Copy the first line of the entries below and every line after it through the line containing "plt.rcParams['font.family'] = ['DejaVu". Do not include pictures.

-- START OF Provided entries --

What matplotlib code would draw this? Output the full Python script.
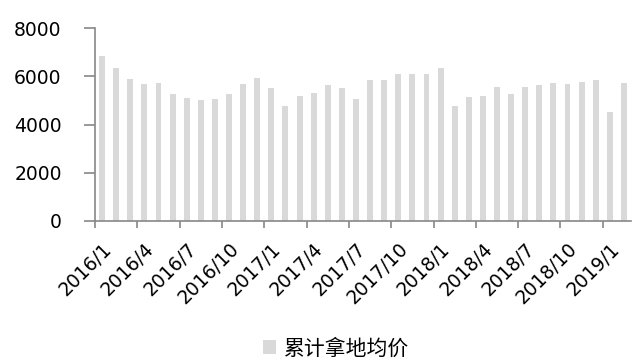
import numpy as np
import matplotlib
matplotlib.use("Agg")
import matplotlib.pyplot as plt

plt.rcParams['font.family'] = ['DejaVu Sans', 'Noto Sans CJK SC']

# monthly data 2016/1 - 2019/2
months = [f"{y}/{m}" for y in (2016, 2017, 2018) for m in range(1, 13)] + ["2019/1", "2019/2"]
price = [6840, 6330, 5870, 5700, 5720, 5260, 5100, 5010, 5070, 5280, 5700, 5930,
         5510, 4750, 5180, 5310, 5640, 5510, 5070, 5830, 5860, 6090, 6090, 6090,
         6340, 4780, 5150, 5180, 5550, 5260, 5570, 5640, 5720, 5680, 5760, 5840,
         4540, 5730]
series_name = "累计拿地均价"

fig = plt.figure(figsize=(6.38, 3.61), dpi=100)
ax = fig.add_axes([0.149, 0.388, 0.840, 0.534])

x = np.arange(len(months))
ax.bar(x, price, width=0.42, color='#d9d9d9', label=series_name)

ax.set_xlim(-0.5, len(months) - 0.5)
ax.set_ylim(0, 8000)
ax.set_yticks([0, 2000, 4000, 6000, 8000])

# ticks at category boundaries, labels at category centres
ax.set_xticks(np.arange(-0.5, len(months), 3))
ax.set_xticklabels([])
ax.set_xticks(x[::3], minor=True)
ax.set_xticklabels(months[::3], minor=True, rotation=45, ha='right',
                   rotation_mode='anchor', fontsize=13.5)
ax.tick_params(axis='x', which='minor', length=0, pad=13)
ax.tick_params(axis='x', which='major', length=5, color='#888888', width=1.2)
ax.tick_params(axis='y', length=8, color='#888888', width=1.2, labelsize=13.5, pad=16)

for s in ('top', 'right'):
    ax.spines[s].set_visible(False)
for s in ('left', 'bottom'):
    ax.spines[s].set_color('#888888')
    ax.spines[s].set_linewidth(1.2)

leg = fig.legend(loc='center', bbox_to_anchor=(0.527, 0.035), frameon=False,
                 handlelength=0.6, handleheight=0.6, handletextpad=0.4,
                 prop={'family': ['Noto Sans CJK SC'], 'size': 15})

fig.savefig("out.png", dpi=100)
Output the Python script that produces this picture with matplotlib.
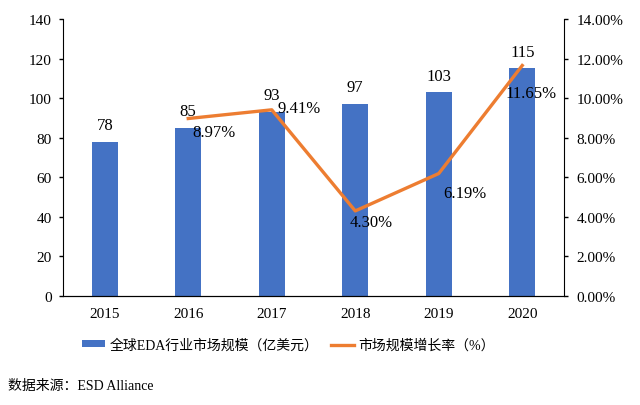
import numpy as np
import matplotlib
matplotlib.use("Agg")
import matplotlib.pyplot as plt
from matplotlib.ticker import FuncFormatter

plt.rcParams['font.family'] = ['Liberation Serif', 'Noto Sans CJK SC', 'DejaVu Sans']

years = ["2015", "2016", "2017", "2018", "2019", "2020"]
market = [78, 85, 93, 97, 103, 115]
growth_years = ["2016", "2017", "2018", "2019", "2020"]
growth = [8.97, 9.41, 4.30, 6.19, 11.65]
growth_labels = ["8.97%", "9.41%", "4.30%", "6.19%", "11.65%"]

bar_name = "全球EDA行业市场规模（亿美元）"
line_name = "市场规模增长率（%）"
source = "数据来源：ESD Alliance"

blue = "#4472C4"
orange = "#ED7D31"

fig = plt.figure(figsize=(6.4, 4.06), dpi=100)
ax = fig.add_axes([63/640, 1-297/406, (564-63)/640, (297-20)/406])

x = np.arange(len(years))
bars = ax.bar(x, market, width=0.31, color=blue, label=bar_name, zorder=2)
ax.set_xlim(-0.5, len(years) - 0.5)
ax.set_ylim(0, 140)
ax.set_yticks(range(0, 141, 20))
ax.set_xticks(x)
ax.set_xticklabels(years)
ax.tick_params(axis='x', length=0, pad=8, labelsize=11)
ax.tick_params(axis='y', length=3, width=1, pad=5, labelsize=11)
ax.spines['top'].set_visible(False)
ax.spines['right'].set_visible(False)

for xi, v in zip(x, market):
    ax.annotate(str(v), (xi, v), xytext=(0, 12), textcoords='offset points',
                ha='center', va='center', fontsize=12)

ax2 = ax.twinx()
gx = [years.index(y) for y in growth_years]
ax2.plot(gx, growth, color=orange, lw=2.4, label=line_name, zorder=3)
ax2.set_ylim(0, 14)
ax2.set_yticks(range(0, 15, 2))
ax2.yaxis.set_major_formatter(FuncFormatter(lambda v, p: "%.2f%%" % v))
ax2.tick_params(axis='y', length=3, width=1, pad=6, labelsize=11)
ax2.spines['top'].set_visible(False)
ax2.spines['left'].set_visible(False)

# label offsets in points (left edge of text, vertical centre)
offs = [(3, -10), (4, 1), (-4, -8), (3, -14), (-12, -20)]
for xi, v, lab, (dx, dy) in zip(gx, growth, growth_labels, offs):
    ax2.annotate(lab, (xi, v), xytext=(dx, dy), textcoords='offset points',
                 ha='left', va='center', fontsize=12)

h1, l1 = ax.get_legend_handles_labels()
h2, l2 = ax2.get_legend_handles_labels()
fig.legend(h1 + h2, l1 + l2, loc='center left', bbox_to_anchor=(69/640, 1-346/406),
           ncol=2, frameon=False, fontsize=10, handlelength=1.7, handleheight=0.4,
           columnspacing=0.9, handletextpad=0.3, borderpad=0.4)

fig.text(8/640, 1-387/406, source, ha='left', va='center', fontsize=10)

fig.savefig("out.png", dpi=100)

-- END OF Provided entries --

• [Finished task]:
What matplotlib code would draw this? Output the full Python script.
import numpy as np
import matplotlib
matplotlib.use("Agg")
import matplotlib.pyplot as plt

plt.rcParams['font.family'] = ['DejaVu Sans', 'Noto Sans CJK SC']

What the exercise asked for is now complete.